As shown in Figure 3, when using the high temperature setting (100°C), there is a marked increase in the amount of residue removed with the longer cleaning time (120 seconds). Note that the interaction lines do not need to overlap for a significant interaction effect. Graphically, the interaction effect is shown by a twisting in the response plane, as shown in the surface plot in Figure 4 and in the contour plot in Figure 5.

Figure 4

Figure 4

 

Figure 5

Figure 5

Clearly, the optimum settings involve higher temperatures with longer cleaning times. From Figure 2, a regression model using uncoded units may be expressed as:

(2) Residue = 7.9526 + (0.0242*Temperature) - (0.0253*Time) + (0.0006*Temperature*Time)

Note that the insignificant term (Time) remains in the model as a main effect solely because it is included in the interaction effect. This is because the principle of hierarchy is used. 2

Summary

Six Sigma practitioners may sometimes overlook or misinterpret interaction effects in designed experiments. The above example demonstrates how to identify interaction effects and illustrates the effect on the response variable. When interactions are present, “optimal” settings obtained from main effects alone may produce non-optimal results.


References

1. For more information on power and sample size determination, see Keith M. Bower, “Sample Size Determination for the Test of One Proportion,” International Society of Six Sigma Professionals: EXTRAOrdinary Sense 3, no. 1 (2002): 6-7.

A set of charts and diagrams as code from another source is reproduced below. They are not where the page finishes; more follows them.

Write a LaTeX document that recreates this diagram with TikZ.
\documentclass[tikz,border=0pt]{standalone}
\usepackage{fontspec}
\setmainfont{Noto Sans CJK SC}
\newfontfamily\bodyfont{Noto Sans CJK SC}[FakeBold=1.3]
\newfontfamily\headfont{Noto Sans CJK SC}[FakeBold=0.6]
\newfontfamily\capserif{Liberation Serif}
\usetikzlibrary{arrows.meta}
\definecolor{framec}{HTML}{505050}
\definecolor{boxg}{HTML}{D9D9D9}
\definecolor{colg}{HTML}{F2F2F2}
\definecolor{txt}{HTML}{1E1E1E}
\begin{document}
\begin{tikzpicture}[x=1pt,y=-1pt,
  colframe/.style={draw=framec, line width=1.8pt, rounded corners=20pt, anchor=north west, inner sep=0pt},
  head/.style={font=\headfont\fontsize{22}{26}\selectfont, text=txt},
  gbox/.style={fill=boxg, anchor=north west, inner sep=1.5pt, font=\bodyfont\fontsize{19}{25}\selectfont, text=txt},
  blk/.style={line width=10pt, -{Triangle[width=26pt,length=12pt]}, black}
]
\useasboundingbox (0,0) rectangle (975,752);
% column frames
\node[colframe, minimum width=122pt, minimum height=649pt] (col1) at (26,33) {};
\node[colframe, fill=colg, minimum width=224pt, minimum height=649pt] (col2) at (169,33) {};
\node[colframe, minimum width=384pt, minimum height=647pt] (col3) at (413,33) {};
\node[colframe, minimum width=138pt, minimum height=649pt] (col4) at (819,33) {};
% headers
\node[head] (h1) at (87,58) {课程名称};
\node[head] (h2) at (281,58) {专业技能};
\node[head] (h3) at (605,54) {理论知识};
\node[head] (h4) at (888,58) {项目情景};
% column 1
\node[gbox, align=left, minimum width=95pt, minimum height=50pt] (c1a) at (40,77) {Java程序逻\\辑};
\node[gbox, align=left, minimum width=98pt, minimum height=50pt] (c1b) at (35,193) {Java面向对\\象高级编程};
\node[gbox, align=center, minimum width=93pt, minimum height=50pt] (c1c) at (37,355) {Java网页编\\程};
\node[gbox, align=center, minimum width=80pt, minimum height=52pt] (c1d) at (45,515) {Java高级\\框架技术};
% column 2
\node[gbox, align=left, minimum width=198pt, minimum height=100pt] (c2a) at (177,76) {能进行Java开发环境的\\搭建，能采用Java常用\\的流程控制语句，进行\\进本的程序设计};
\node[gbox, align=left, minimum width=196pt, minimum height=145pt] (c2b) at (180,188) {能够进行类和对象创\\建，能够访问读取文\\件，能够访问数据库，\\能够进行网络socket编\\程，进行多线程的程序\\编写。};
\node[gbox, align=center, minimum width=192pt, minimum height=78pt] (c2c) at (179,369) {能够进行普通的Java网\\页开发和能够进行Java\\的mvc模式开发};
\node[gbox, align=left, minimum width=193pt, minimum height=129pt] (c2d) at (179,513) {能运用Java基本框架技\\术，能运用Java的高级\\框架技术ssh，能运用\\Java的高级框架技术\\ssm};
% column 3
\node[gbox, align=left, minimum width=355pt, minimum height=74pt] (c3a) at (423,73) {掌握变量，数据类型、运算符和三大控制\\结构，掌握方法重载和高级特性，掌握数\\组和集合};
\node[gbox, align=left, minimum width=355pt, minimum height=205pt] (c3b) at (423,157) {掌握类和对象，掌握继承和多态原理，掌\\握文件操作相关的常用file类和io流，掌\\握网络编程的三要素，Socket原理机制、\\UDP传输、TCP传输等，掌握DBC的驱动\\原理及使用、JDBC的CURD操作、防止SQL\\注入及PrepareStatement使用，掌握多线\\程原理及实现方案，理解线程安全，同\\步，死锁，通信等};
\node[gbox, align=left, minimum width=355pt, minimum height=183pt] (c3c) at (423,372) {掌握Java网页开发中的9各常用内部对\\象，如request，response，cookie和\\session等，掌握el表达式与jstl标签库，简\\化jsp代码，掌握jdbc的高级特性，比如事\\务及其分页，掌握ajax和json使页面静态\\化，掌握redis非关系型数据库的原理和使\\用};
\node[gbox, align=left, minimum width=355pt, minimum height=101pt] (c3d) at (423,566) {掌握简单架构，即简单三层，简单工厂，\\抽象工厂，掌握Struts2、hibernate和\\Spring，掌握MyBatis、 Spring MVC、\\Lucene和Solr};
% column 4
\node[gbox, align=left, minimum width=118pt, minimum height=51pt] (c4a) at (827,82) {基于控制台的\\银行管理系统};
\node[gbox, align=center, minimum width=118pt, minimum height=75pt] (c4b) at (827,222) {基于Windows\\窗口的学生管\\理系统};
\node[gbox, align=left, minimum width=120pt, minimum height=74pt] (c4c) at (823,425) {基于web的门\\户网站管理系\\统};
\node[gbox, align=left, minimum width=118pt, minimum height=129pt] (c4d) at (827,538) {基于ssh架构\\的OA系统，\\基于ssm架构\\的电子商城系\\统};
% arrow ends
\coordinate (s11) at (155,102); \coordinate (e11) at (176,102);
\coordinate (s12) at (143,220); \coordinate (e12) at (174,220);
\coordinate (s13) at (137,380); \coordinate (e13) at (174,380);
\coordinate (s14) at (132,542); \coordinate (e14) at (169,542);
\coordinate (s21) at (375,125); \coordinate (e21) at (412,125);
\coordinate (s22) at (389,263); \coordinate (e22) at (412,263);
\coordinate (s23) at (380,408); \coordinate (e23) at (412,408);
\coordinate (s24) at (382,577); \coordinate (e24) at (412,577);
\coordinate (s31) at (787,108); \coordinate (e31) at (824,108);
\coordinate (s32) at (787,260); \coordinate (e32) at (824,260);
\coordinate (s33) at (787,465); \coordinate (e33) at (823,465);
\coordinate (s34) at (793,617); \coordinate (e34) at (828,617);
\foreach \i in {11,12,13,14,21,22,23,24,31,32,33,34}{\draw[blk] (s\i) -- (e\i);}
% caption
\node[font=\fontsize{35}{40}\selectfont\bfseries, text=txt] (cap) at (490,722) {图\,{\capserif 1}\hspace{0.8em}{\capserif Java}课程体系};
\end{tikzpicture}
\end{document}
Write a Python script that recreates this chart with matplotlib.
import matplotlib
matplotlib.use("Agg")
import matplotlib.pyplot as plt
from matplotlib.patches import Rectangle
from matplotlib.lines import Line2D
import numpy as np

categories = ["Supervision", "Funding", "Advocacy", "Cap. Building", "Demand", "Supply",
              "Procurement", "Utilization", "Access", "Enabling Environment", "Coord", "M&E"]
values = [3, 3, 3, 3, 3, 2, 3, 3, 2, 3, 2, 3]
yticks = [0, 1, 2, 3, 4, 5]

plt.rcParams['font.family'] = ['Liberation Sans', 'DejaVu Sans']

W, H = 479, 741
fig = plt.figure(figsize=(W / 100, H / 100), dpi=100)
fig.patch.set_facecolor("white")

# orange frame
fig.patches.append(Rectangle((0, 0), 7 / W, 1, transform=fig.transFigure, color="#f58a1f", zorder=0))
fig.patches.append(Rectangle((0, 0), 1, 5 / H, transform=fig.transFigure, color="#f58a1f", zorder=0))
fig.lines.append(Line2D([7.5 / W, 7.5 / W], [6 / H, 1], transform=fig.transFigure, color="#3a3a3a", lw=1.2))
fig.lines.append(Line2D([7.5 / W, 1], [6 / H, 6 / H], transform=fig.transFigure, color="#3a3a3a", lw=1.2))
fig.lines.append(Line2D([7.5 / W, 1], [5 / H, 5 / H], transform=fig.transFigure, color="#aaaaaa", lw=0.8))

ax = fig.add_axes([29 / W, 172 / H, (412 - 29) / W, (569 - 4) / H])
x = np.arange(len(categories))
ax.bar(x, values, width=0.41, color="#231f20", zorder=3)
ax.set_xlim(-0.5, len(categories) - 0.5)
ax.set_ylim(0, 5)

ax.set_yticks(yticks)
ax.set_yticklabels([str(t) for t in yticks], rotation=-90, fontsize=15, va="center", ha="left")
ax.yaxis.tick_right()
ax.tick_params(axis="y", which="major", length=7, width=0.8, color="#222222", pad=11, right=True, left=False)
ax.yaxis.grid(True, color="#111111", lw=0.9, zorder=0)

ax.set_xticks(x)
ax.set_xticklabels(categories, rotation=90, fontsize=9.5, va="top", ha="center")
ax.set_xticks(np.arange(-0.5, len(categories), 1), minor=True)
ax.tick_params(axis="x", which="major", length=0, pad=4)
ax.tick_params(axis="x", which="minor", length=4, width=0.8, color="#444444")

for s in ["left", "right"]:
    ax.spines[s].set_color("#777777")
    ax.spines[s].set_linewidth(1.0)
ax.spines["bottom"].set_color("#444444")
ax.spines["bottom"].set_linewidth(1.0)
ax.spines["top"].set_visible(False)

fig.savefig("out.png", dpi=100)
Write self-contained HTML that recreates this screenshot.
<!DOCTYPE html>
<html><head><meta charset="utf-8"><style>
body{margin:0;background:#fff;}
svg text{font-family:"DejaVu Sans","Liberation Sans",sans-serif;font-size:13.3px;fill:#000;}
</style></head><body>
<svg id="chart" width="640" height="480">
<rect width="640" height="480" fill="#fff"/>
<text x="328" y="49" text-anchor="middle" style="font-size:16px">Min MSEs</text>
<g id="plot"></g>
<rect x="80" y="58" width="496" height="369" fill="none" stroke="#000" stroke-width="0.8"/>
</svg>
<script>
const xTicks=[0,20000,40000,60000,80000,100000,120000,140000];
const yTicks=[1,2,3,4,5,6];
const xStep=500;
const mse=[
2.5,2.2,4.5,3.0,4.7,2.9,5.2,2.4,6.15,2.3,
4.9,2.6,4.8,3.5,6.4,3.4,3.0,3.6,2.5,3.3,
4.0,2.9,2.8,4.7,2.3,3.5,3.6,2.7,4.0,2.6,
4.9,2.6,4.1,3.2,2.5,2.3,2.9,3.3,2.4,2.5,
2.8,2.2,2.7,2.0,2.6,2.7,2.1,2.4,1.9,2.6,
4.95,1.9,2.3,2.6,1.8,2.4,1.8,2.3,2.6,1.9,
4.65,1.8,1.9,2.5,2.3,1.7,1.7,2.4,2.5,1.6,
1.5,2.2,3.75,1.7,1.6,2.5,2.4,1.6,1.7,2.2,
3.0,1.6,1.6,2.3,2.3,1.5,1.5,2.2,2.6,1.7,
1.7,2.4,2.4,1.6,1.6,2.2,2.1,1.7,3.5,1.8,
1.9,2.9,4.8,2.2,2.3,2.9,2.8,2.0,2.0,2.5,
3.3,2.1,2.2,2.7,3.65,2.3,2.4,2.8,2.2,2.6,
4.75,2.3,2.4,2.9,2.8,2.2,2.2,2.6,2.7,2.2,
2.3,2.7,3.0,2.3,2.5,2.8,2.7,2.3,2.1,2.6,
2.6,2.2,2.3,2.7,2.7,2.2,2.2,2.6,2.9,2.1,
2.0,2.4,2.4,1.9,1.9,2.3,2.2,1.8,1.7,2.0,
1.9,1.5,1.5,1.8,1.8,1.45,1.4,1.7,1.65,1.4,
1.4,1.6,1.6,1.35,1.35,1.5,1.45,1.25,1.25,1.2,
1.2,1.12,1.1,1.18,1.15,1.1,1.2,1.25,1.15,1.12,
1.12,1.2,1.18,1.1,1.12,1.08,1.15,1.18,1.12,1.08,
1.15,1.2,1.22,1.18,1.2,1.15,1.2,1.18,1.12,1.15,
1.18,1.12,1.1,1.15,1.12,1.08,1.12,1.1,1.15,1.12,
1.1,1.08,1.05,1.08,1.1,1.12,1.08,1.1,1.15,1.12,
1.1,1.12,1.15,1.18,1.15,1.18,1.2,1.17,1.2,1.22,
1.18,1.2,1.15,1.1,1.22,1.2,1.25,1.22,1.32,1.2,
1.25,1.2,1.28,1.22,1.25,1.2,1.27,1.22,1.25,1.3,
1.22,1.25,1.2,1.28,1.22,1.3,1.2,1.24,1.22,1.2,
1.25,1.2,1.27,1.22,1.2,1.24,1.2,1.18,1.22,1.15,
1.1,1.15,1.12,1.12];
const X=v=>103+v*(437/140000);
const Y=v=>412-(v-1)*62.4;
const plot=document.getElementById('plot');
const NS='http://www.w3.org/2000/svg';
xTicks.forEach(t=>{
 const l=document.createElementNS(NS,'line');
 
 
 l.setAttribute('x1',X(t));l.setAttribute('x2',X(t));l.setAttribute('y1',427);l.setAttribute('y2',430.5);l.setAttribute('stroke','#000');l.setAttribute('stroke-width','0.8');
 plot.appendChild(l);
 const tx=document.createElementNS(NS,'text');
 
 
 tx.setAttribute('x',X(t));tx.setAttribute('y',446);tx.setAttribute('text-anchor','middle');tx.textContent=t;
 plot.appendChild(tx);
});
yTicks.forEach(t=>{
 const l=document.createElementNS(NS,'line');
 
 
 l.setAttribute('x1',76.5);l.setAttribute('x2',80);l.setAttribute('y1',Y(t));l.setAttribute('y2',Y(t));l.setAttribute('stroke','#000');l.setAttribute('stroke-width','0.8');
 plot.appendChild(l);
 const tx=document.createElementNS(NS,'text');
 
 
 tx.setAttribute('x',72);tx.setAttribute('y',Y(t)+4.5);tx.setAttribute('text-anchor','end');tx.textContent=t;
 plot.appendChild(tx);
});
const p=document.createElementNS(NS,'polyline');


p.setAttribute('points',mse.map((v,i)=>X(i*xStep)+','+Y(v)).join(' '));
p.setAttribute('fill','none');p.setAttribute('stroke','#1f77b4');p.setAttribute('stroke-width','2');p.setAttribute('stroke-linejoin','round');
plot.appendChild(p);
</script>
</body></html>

2. For more information on hierarchical models, see Douglas C. Montgomery, Design and Analysis of Experiments, 5th ed. (New York: John Wiley & Sons, Inc., 2001), 203, and Section 5-5 in Chapter 5 of the Supplemental Text Materials section.


Bibliography

1. Box, George E. P., William G. Hunter, and Stuart J. Hunter. Statistics for Experimenters: An Introduction to Design, Data Analysis, and ModelBuilding. New York: John Wiley & Sons, Inc., 1978.

2. Box, George E. P. “Do Interactions Matter?” Part B.1. in Box on Quality and Discovery: With Design, Control, and Robustness. New York: John Wiley and Sons, Inc., 2000.

3. Fisher, Ronald A. The Design of Experiments. 8th ed. New York: Hafner Publishing Company Inc., 1966.